Him fucking her missionary style, me licking his cock each time it drew out of her. My face buried in her pussy, feeling her shudder, as he fucked me from behind, doggy style. She and I nuzzling and kissing each other as we both went down on him. Kissing, licking, sucking, rubbing, fingering, laughing, gasping, moaning, cumming, loving, holding, naked, sweaty, sensitive, happy.

Fuck. Threesomes with people you love = best in life.

I wish I had a bigger bed! Mine is an extra-long full, big enough for two people but it'll be awkward for three. We'll manage.

A promise to myself: I will not masturbate starting this Saturday, until we get together. That'll be a full week. Sex is always more intense for me if I haven't been masturbating.
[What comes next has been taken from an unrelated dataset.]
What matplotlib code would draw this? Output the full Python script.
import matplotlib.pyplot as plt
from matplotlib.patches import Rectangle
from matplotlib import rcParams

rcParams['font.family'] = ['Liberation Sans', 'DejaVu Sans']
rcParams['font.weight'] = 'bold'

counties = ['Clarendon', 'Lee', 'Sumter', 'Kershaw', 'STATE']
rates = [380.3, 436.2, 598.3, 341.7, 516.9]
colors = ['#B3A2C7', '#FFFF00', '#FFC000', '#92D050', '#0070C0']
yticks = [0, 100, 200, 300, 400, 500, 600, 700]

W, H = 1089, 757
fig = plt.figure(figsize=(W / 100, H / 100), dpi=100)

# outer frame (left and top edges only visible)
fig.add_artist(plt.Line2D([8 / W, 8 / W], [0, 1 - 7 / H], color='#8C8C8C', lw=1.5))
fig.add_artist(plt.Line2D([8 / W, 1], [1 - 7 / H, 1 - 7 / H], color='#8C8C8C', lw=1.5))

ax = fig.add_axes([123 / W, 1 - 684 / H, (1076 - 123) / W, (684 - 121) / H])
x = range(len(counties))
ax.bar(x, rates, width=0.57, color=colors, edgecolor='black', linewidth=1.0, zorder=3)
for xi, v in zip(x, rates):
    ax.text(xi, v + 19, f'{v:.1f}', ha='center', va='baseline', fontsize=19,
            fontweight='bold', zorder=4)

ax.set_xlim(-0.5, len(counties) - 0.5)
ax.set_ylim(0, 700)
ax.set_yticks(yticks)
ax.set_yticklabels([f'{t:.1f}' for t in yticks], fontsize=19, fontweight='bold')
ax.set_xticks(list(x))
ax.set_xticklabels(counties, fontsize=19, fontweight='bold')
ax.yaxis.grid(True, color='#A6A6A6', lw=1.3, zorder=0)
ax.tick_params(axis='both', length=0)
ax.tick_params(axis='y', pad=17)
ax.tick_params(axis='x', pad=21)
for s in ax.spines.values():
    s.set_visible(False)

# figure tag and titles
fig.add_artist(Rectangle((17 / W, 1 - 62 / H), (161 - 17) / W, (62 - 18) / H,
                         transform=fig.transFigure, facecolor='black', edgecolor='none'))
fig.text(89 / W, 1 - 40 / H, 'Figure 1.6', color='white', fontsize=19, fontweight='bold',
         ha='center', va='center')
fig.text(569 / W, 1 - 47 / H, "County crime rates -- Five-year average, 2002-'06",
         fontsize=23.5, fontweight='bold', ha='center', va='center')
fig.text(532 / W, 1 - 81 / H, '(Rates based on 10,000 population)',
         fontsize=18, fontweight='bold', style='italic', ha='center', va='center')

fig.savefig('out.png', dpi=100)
God, I hope they're 1/10 as excited about this as I am. I hope we manage to leave the event we're going to, a dance party, early enough to have some decent time together. I hope god fuck crazy turned on right now can't even think!
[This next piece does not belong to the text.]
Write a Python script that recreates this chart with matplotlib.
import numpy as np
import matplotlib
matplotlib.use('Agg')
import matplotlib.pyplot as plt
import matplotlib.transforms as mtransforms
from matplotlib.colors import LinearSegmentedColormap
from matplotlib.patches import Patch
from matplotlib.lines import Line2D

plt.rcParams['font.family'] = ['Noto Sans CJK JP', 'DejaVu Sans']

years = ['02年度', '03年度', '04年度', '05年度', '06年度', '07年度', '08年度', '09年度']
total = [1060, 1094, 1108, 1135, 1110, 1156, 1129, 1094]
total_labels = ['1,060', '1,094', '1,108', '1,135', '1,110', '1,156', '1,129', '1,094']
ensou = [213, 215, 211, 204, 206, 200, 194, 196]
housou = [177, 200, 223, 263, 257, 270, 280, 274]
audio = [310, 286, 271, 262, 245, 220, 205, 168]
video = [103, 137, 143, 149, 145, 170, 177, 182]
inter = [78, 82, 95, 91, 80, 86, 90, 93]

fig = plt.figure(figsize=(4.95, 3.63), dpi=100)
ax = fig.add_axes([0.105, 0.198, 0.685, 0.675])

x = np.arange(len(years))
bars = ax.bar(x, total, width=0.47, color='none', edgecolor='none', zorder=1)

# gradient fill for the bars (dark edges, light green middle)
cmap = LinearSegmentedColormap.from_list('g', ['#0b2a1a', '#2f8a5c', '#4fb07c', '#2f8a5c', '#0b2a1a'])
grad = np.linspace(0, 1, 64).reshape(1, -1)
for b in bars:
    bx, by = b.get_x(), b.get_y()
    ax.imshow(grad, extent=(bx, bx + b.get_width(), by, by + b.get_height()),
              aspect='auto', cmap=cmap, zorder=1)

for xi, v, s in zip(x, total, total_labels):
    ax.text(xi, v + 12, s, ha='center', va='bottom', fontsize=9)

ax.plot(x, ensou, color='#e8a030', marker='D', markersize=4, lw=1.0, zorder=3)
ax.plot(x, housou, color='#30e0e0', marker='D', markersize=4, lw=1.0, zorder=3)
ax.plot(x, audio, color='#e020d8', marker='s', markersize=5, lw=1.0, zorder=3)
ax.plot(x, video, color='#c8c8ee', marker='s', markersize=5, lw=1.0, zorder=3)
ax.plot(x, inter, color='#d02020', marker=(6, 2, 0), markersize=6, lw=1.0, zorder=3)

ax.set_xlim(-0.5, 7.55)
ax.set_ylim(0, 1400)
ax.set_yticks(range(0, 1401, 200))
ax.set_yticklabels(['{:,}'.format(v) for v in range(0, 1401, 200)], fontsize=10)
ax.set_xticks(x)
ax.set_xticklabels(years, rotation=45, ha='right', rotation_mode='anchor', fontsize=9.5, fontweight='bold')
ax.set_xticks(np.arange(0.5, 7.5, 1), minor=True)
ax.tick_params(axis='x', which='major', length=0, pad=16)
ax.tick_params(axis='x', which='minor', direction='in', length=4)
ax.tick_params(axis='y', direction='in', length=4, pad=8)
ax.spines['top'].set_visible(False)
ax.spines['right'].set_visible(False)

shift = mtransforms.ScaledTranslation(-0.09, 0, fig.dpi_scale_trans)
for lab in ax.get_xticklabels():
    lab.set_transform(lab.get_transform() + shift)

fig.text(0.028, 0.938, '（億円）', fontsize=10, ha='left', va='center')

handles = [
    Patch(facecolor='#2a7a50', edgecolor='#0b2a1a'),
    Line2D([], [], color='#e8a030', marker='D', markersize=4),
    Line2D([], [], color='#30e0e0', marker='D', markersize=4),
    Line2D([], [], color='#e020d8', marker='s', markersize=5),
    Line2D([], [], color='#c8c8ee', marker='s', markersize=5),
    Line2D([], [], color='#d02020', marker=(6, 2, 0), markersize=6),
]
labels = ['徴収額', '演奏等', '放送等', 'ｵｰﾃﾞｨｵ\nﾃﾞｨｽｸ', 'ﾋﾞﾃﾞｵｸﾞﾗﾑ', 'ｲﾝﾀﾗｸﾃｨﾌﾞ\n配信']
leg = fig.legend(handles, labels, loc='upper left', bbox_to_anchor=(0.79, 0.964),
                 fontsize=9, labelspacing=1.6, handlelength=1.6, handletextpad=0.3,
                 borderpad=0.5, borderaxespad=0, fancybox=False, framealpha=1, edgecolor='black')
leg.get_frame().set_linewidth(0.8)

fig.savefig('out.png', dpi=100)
Apologies for this post. :p
 
Just realized that, if this does in fact go down as planned, the statement in my sig line about Eric being my friend and lover will be true for the first time since I started posting here. Fuck, I've missed that fucking guy. I haven't had the room to let myself miss him, I've immersed myself in the love and the friendship and the necessities and realities of the situation and set aside my longing for the very thing that drew us all together as more than friends to start with, the amazing gorgeous physical connection, the lust and want, the playfulness and ease of it. Wanting and having. Closing this gap, finally. Finally.

Heh, I hope I'm not, er, building this up too much? Just god I can't help it, giddy now that I've actually let myself think about it.
 
Oh, excellent! :cool:

A promise to myself: I will not masturbate starting this Saturday, until we get together. That'll be a full week.

Wow, you're insane! :eek: Not that I never go a week without, but if I have something hot to look forward to, which I spend a lot of time thinking about, it is more difficult.